Our failure to incorporate energy principles into new housing, to assure adequate inspections and enforcement of building code requirements statewide, and to invest meaningfully in improving energy efficiency in existing housing stock is a lost opportunity to date. Our state’s new housing stock, increasingly unaffordable to many of our state’s citizens, continues to be built and sold with little concern over the costs to homeowners of heating and cooling, and less consideration of efficiency in choice of materials and design. Outside of the innovative work of relatively few architects and contractors, the norm is far below what is appropriate.

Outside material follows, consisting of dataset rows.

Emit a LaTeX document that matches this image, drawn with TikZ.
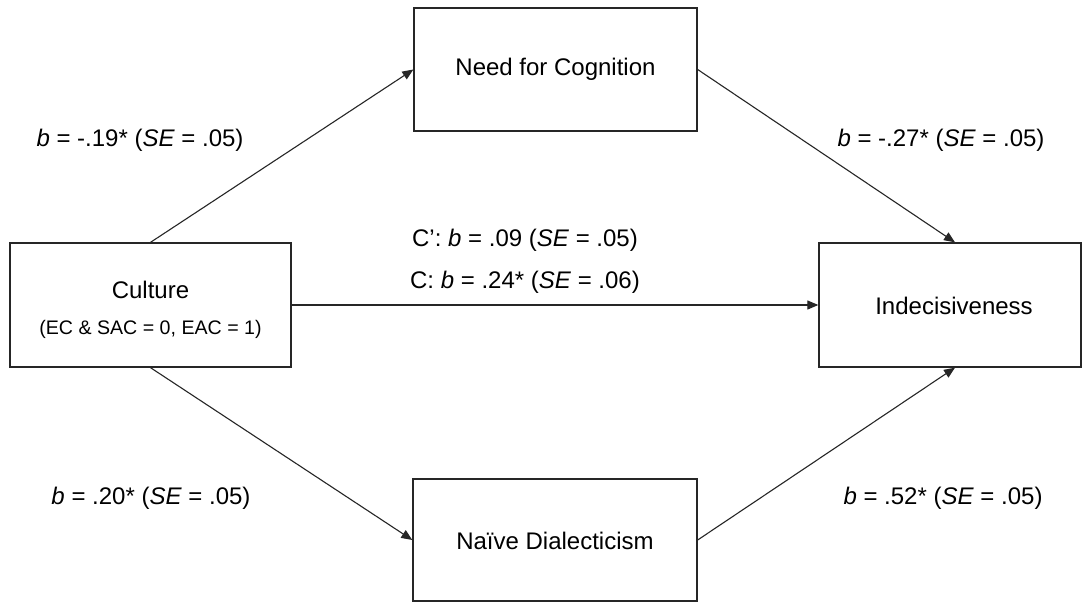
\documentclass[tikz,border=0pt]{standalone}
\usepackage{fontspec}
\setmainfont{Liberation Sans}
\usetikzlibrary{arrows.meta}
\begin{document}
\begin{tikzpicture}[x=1pt,y=-1pt,
  box/.style={draw=black!85,line width=1.3pt,rectangle,inner sep=0pt},
  lab/.style={inner sep=0pt,font=\fontsize{24}{29}\selectfont},
  sub/.style={inner sep=0pt,font=\fontsize{19.6}{23}\selectfont},
  conn/.style={draw=black!85,line width=1.1pt,-{Triangle[length=11pt,width=9pt]}}]
\useasboundingbox[fill=white] (0,0) rectangle (1089,606);
\node[box,minimum width=283pt,minimum height=123pt] (nfc) at (555.5,69.5) {};
\node[box,minimum width=281pt,minimum height=124pt] (cult) at (150.5,305) {};
\node[box,minimum width=262pt,minimum height=124pt] (ind) at (950,305) {};
\node[box,minimum width=284pt,minimum height=122pt] (nd) at (555,540) {};
\node[lab] (tnfc) at (555.5,69) {Need for Cognition};
\node[lab] (tcult) at (150.5,290) {Culture};
\node[sub] (tcsub) at (150.5,329) {(EC \& SAC = 0, EAC = 1)};
\node[lab] (tind) at (954,306) {Indecisiveness};
\node[lab] (tnd) at (555,541) {Naïve Dialecticism};
\draw[conn] (cult.north) -- (nfc.west);
\draw[conn] (nfc.east) -- ([xshift=5pt]ind.north);
\draw[conn] (cult.east) -- (ind.west);
\draw[conn] (cult.south) -- (nd.west);
\draw[conn] (nd.east) -- ([xshift=5pt]ind.south);
\node[lab] (l1) at (140,140) {\textit{b} = -.19* (\textit{SE} = .05)};
\node[lab] (l2) at (941,140) {\textit{b} = -.27* (\textit{SE} = .05)};
\node[lab] (l3) at (525,240) {C’: \textit{b} = .09 (\textit{SE} = .05)};
\node[lab] (l4) at (525,282) {C: \textit{b} = .24* (\textit{SE} = .06)};
\node[lab] (l5) at (151,498) {\textit{b} = .20* (\textit{SE} = .05)};
\node[lab] (l6) at (943,498) {\textit{b} = .52* (\textit{SE} = .05)};
\end{tikzpicture}
\end{document}
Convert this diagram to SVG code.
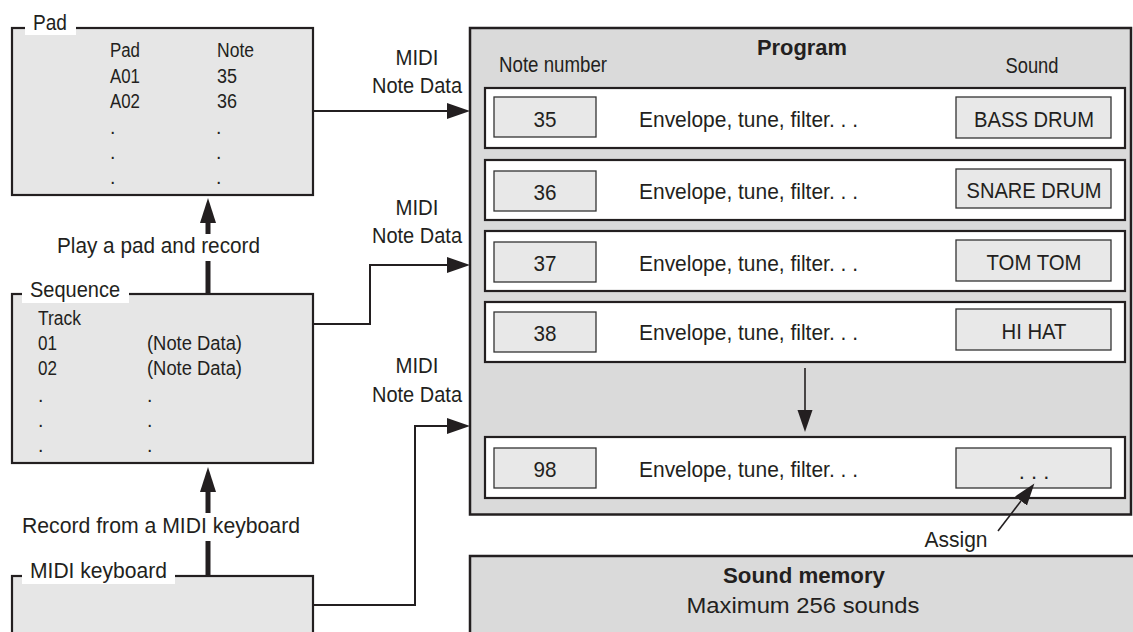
<svg xmlns="http://www.w3.org/2000/svg" width="1133" height="632" viewBox="0 0 1133 632">
<style>
text{font-family:"Liberation Sans",Arial,sans-serif;fill:#231f20;font-size:22px}
.sm{font-size:19.5px}
.b{font-weight:bold}
.m{text-anchor:middle}
.lbox{fill:#e6e6e6;stroke:#231f20;stroke-width:2.2}
.prog{fill:#dadada;stroke:#231f20;stroke-width:2.5}
.row{fill:#ffffff;stroke:#231f20;stroke-width:2.2}
.cell{fill:#e8e8e8;stroke:#333;stroke-width:1.3}
.wbg{fill:#ffffff}
.con{fill:none;stroke:#231f20;stroke-width:2}
.thick{fill:none;stroke:#231f20;stroke-width:5}
.thin{fill:none;stroke:#231f20;stroke-width:1.6}
</style>
<defs>
<marker id="ah" markerUnits="userSpaceOnUse" markerWidth="24" markerHeight="16" refX="0" refY="8" orient="auto"><path d="M0,0 L23,8 L0,16 z" fill="#231f20"/></marker>
<marker id="ahT" markerUnits="userSpaceOnUse" markerWidth="26" markerHeight="16" refX="0" refY="8" orient="auto"><path d="M0,0 L25,8 L0,16 z" fill="#231f20"/></marker>
<marker id="ahS" markerUnits="userSpaceOnUse" markerWidth="23" markerHeight="16" refX="0" refY="8" orient="auto"><path d="M0,0.5 L22,8 L0,15.5 z" fill="#231f20"/></marker>
</defs>

<g id="pad">
<rect class="lbox" x="12" y="28" width="301" height="167"/>
<rect class="wbg" x="25" y="12" width="51" height="23"/>
<text x="33" y="30" textLength="34" lengthAdjust="spacingAndGlyphs">Pad</text>
<text class="sm" x="110" y="57" textLength="30" lengthAdjust="spacingAndGlyphs">Pad</text>
<text class="sm" x="217" y="57" textLength="37" lengthAdjust="spacingAndGlyphs">Note</text>
<text class="sm" x="110" y="83" textLength="30" lengthAdjust="spacingAndGlyphs">A01</text>
<text class="sm" x="217" y="83" textLength="20" lengthAdjust="spacingAndGlyphs">35</text>
<text class="sm" x="110" y="108" textLength="30" lengthAdjust="spacingAndGlyphs">A02</text>
<text class="sm" x="217" y="108" textLength="20" lengthAdjust="spacingAndGlyphs">36</text>
<text class="sm" x="110" y="134">.</text><text class="sm" x="216" y="134">.</text>
<text class="sm" x="110" y="159">.</text><text class="sm" x="216" y="159">.</text>
<text class="sm" x="110" y="184">.</text><text class="sm" x="216" y="184">.</text>
</g>

<g id="sequence">
<rect class="lbox" x="12" y="294" width="301" height="169"/>
<rect class="wbg" x="22" y="278" width="107" height="25"/>
<text x="30" y="297" textLength="90" lengthAdjust="spacingAndGlyphs">Sequence</text>
<text class="sm" x="38" y="325" textLength="43" lengthAdjust="spacingAndGlyphs">Track</text>
<text class="sm" x="38" y="350" textLength="19" lengthAdjust="spacingAndGlyphs">01</text>
<text class="sm" x="147" y="350" textLength="95" lengthAdjust="spacingAndGlyphs">(Note Data)</text>
<text class="sm" x="38" y="375" textLength="19" lengthAdjust="spacingAndGlyphs">02</text>
<text class="sm" x="147" y="375" textLength="95" lengthAdjust="spacingAndGlyphs">(Note Data)</text>
<text class="sm" x="38" y="402">.</text><text class="sm" x="147" y="402">.</text>
<text class="sm" x="38" y="427">.</text><text class="sm" x="147" y="427">.</text>
<text class="sm" x="38" y="452">.</text><text class="sm" x="147" y="452">.</text>
</g>

<g id="midi-keyboard">
<rect class="lbox" x="12" y="576" width="301" height="80"/>
<rect class="wbg" x="22" y="560" width="153" height="24"/>
<text x="30" y="578" textLength="137" lengthAdjust="spacingAndGlyphs">MIDI keyboard</text>
</g>

<g id="program">
<rect class="prog" x="470" y="28" width="661" height="486.5"/>
<text class="b m" x="802" y="55" font-size="23" textLength="90" lengthAdjust="spacingAndGlyphs">Program</text>
<text x="499" y="72" textLength="108" lengthAdjust="spacingAndGlyphs">Note number</text>
<text class="m" x="1032" y="73" textLength="53" lengthAdjust="spacingAndGlyphs">Sound</text>
</g>

<g id="row-35">
<rect class="row" x="485" y="88" width="640" height="60"/>
<rect class="cell" x="494" y="97" width="102" height="40"/>
<text class="m" x="545" y="127" textLength="23" lengthAdjust="spacingAndGlyphs">35</text>
<text x="639" y="127" textLength="219" lengthAdjust="spacingAndGlyphs">Envelope, tune, filter. . .</text>
<rect class="cell" x="956" y="97" width="155" height="41"/>
<text class="m" x="1034" y="127" textLength="120" lengthAdjust="spacingAndGlyphs">BASS DRUM</text>
</g>

<g id="row-36">
<rect class="row" x="485" y="160" width="640" height="60"/>
<rect class="cell" x="494" y="171" width="102" height="40"/>
<text class="m" x="545" y="200" textLength="23" lengthAdjust="spacingAndGlyphs">36</text>
<text x="639" y="199" textLength="219" lengthAdjust="spacingAndGlyphs">Envelope, tune, filter. . .</text>
<rect class="cell" x="956" y="169" width="155" height="39"/>
<text class="m" x="1034" y="198" textLength="135" lengthAdjust="spacingAndGlyphs">SNARE DRUM</text>
</g>

<g id="row-37">
<rect class="row" x="485" y="231" width="640" height="60"/>
<rect class="cell" x="494" y="242" width="102" height="40"/>
<text class="m" x="545" y="271" textLength="23" lengthAdjust="spacingAndGlyphs">37</text>
<text x="639" y="271" textLength="219" lengthAdjust="spacingAndGlyphs">Envelope, tune, filter. . .</text>
<rect class="cell" x="956" y="240" width="155" height="41"/>
<text class="m" x="1034" y="270" textLength="95" lengthAdjust="spacingAndGlyphs">TOM TOM</text>
</g>

<g id="row-38">
<rect class="row" x="485" y="302" width="640" height="60"/>
<rect class="cell" x="494" y="312" width="102" height="40"/>
<text class="m" x="545" y="341" textLength="23" lengthAdjust="spacingAndGlyphs">38</text>
<text x="639" y="340" textLength="219" lengthAdjust="spacingAndGlyphs">Envelope, tune, filter. . .</text>
<rect class="cell" x="956" y="309" width="155" height="41"/>
<text class="m" x="1034" y="339" textLength="65" lengthAdjust="spacingAndGlyphs">HI HAT</text>
</g>

<g id="row-98">
<rect class="row" x="485" y="437" width="640" height="61"/>
<rect class="cell" x="494" y="448" width="102" height="40"/>
<text class="m" x="545" y="477" textLength="23" lengthAdjust="spacingAndGlyphs">98</text>
<text x="639" y="477" textLength="219" lengthAdjust="spacingAndGlyphs">Envelope, tune, filter. . .</text>
<rect class="cell" x="956" y="448" width="155" height="40"/>
<text class="m" x="1034" y="479">. . .</text>
</g>

<g id="sound-memory">
<rect class="prog" x="470" y="556" width="700" height="100"/>
<text class="b m" x="804" y="583" font-size="23" textLength="162" lengthAdjust="spacingAndGlyphs">Sound memory</text>
<text class="m" x="803" y="613" font-size="22" textLength="233" lengthAdjust="spacingAndGlyphs">Maximum 256 sounds</text>
</g>

<g id="connectors">
<path class="con" d="M313,111 H447" marker-end="url(#ah)"/>
<text class="m" x="417" y="65" textLength="43" lengthAdjust="spacingAndGlyphs">MIDI</text>
<text class="m" x="417" y="93" textLength="90" lengthAdjust="spacingAndGlyphs">Note Data</text>

<path class="con" d="M313,324 H370 V265 H447" marker-end="url(#ah)"/>
<text class="m" x="417" y="215" textLength="43" lengthAdjust="spacingAndGlyphs">MIDI</text>
<text class="m" x="417" y="243" textLength="90" lengthAdjust="spacingAndGlyphs">Note Data</text>

<path class="con" d="M313,605 H415 V426 H447" marker-end="url(#ah)"/>
<text class="m" x="417" y="373" textLength="43" lengthAdjust="spacingAndGlyphs">MIDI</text>
<text class="m" x="417" y="402" textLength="90" lengthAdjust="spacingAndGlyphs">Note Data</text>

<path class="thick" d="M208,294 V223" marker-end="url(#ahT)"/>
<rect class="wbg" x="52" y="234" width="213" height="27"/>
<text x="57" y="253" textLength="203" lengthAdjust="spacingAndGlyphs">Play a pad and record</text>

<path class="thick" d="M208,576 V492" marker-end="url(#ahT)"/>
<rect class="wbg" x="17" y="513" width="288" height="28"/>
<text x="22" y="533" textLength="278" lengthAdjust="spacingAndGlyphs">Record from a MIDI keyboard</text>

<path class="thin" d="M805,368 V410" marker-end="url(#ahS)"/>

<path class="thin" d="M998,531 L1021,501" marker-end="url(#ahS)"/>
<text class="m" x="956" y="547" textLength="63" lengthAdjust="spacingAndGlyphs">Assign</text>
</g>
</svg>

* Finally, communicating success and harnessing the significant abilities of our research and educational institutions is essential in identifying, promoting, and creating “best practices” in energy efficiency. Amory Lovins tells the joke about the economist who was walking down the street and saw a $20 bill on the pavement. He didn't pick it up because he assumed it didn't exist; if it did, he reasoned, someone would have already picked it up!

We make a mistake if we assume that the way we do things is the best and most efficient, and that if an idea or new approach were better, someone would have already implemented it.

All energy sources have a footprint, and as we look at the array of options available to meeting our needs, the first principle that must inform our discussion is honesty. We have got to stop cooking the books by ignoring costs that flow directly from our energy source production, transportation, conversion and waste disposal decisions and choices. Full-cost accounting – the so-called triple bottom line – is a first step.

Dialogue is the second. Thanks for letting me be a part of today’s dialogue.